Total Costs: Increased from $329.2M in 2021 to $400M in 2022
Net Loss: Decreased from (212.1)M in 2021 to ($138.9M) in 2022
Other Random Things (several pages, see below):
“turns per unit” (page 15)
Love learning about new metrics via the 10-K! This is how they count the amount of times a product has been rented.
“Unlike traditional e-commerce companies, we are an experience-based company that our subscribers engage with multiple times a week” (Page 17)
I’m not sure what a “traditional e-commerce company” is, but I’m browsing websites like Net-a-porter, Shopbop, and The RealReal daily for some virtual fashion inspiration. I do write a fashion newsletter though so maybe I am not “average subscriber” that this statement is referring to 😉
“The plan primarily included total workforce reductions of approximately 24% of corporate employees…We expect the restructuring plan to generate total annual operating expense savings of approximately $25 million” (Page 71)
Just wanted to flag that Rent the Runway did have layoffs in September 2022. I know it’s a tough time in the economy right now and it probably doesn’t help employee morale or efficiency for a significant portion of their peers to be let go. I wonder if and how these layoffs will affect RTR’s ability to meet its goals.
What did you think?
Okay wow, that was quite a lot! Although fashion rental isn’t a great fit for me personally at the moment, since I’m trying to take a “mindful additions” approach to my wardrobe this year, it was still really interesting to learn more about their business model for this article. By the way, the 2023 fiscal year just ended, and I’m excited to read the next 10-K, when it becomes available and to learn if RTR was able to achieve the goals it had set out last year!
Would love to hear from you all - did you learn something that surprised you? Or was there something else you noticed in the 10-K that you’d like to share?
Catch you next Sunday,
Cost per Fit 💰
Im always shocked at how much money these big companies are losing and aren’t profitable!

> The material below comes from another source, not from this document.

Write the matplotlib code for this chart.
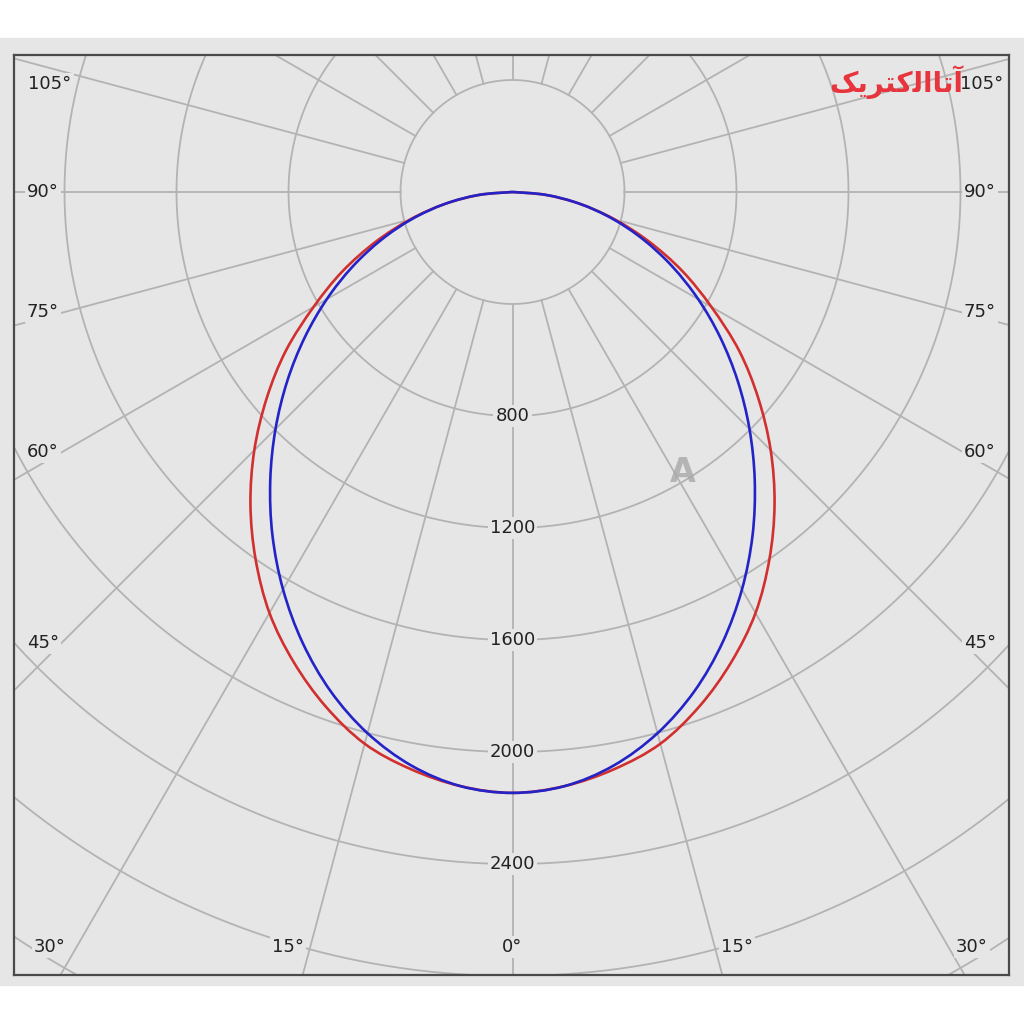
import numpy as np
import matplotlib.pyplot as plt
from matplotlib.patches import Rectangle, PathPatch
from matplotlib.path import Path

# luminous intensity (cd), symmetric about 0 deg
angles = [0, 5, 10, 15, 20, 25, 30, 35, 40, 45, 50, 55, 60, 65, 70, 75, 80, 85, 90]
red_cd = [2146, 2130, 2093, 2040, 1954, 1851, 1736, 1600, 1456, 1304, 1146, 988, 820, 670, 520, 378, 245, 118, 0]
blue_cd = [2146, 2130, 2080, 2001, 1898, 1775, 1639, 1495, 1346, 1197, 1050, 906, 766, 630, 498, 370, 245, 122, 0]

ring_values = [400, 800, 1200, 1600, 2000, 2400, 2800, 3200, 3600, 4000]
ring_labels = [800, 1200, 1600, 2000, 2400]
spoke_angles = np.arange(0, 360, 15)

bg = "#e6e6e6"
grid_c = "#b3b3b3"

# pixel <-> data helpers (center of the diagram at pixel 512.5, 192)
cx, cy = 512.5, 192.0
k = 400 / 112.0  # cd per pixel


def px(x, y):
    return (x - cx) * k, (cy - y) * k


def smooth_path(xs, ys):
    # catmull-rom through the points, drawn as cubic bezier segments
    P = np.column_stack([xs, ys])
    verts = [P[0]]
    codes = [Path.MOVETO]
    n = len(P)
    for i in range(n - 1):
        p0 = P[max(i - 1, 0)]
        p1 = P[i]
        p2 = P[i + 1]
        p3 = P[min(i + 2, n - 1)]
        verts += [p1 + (p2 - p0) / 6, p2 - (p3 - p1) / 6, p2]
        codes += [Path.CURVE4] * 3
    return Path(verts, codes)


fig = plt.figure(figsize=(10.24, 10.24), dpi=100)
fig.patch.set_facecolor("white")
fig.add_artist(Rectangle((0, 1 - 985 / 1024), 1, (985 - 38) / 1024,
                         transform=fig.transFigure, color=bg, zorder=-10))

ax = fig.add_axes([14 / 1024, 1 - 975 / 1024, 995 / 1024, 920 / 1024])
ax.set_zorder(2)
ax.set_facecolor(bg)
x0, y1 = px(14, 55)
x1, y0 = px(1009, 975)
ax.set_xlim(x0, x1)
ax.set_ylim(y0, y1)
ax.set_xticks([])
ax.set_yticks([])
for s in ax.spines.values():
    s.set_color("#4a4a4a")
    s.set_linewidth(1.6)

t = np.linspace(0, 2 * np.pi, 720)
for r in ring_values:
    ax.plot(r * np.cos(t), r * np.sin(t), color=grid_c, lw=1.3, zorder=1)
for a in spoke_angles:
    th = np.radians(a)
    ax.plot([400 * np.sin(th), 4000 * np.sin(th)],
            [-400 * np.cos(th), -4000 * np.cos(th)], color=grid_c, lw=1.3, zorder=1)

# curves: theta measured from straight down, closed through the centre
th = np.radians(angles)
for vals, col in [(red_cd, "#d22f2f"), (blue_cd, "#2323c8")]:
    v = np.array(vals, dtype=float)
    full_th = np.concatenate([-th[::-1], th[1:]])
    full_r = np.concatenate([v[::-1], v[1:]])
    xs = full_r * np.sin(full_th)
    ys = -full_r * np.cos(full_th)
    ax.add_patch(PathPatch(smooth_path(xs, ys), facecolor="none", edgecolor=col,
                           lw=1.9, zorder=3))

box = dict(facecolor=bg, edgecolor="none", pad=1.5)
font = dict(fontsize=13, color="#222222", family="DejaVu Sans", zorder=4)
for r in ring_labels:
    ax.text(0, -r, str(r), ha="center", va="center", bbox=box, **font)

angle_labels = [
    ("105°", 50, 84), ("90°", 43, 192), ("75°", 43, 312), ("60°", 43, 452),
    ("45°", 43, 643), ("30°", 50, 947), ("15°", 288, 947), ("0°", 512, 947),
    ("15°", 737, 947), ("30°", 972, 947), ("105°", 982, 84), ("90°", 980, 192),
    ("75°", 980, 312), ("60°", 980, 452), ("45°", 980, 643),
]
for lab, lx, ly in angle_labels:
    xx, yy = px(lx, ly)
    ax.text(xx, yy, lab, ha="center", va="center", bbox=box, **font)

# watermarks
wx, wy = px(683, 472)
ax.text(wx, wy, "A", ha="center", va="center", fontsize=24, fontweight="bold",
        color="#a8a8a8", alpha=0.8, zorder=2)
lx, ly = px(896, 82)
ax.text(lx, ly, "\uFB8F\uFBFE\uFEAE\uFE98\uFB90\uFEDF\uFE8D\uFE8E\uFE97\uFE81",
        ha="center", va="center", fontsize=20, fontweight="bold",
        color="#e8343c", family="DejaVu Sans", zorder=5)

fig.savefig("out.png", dpi=100, facecolor=fig.get_facecolor())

Fascinating! These kind of posts are my jam, thank you for doing a deep dive into the 10-K for us! A lot of the best business ideas take something that was once only accessible for the top % of people, and make it available to the masses. RTR allows the average consumer to experience designer fashion, and 'work with a stylist' for $100 a month. This appealed to me, but when I tried out a subscription I just hated it! Nothing I really wanted was available, and only 2 items from my shipment fit well.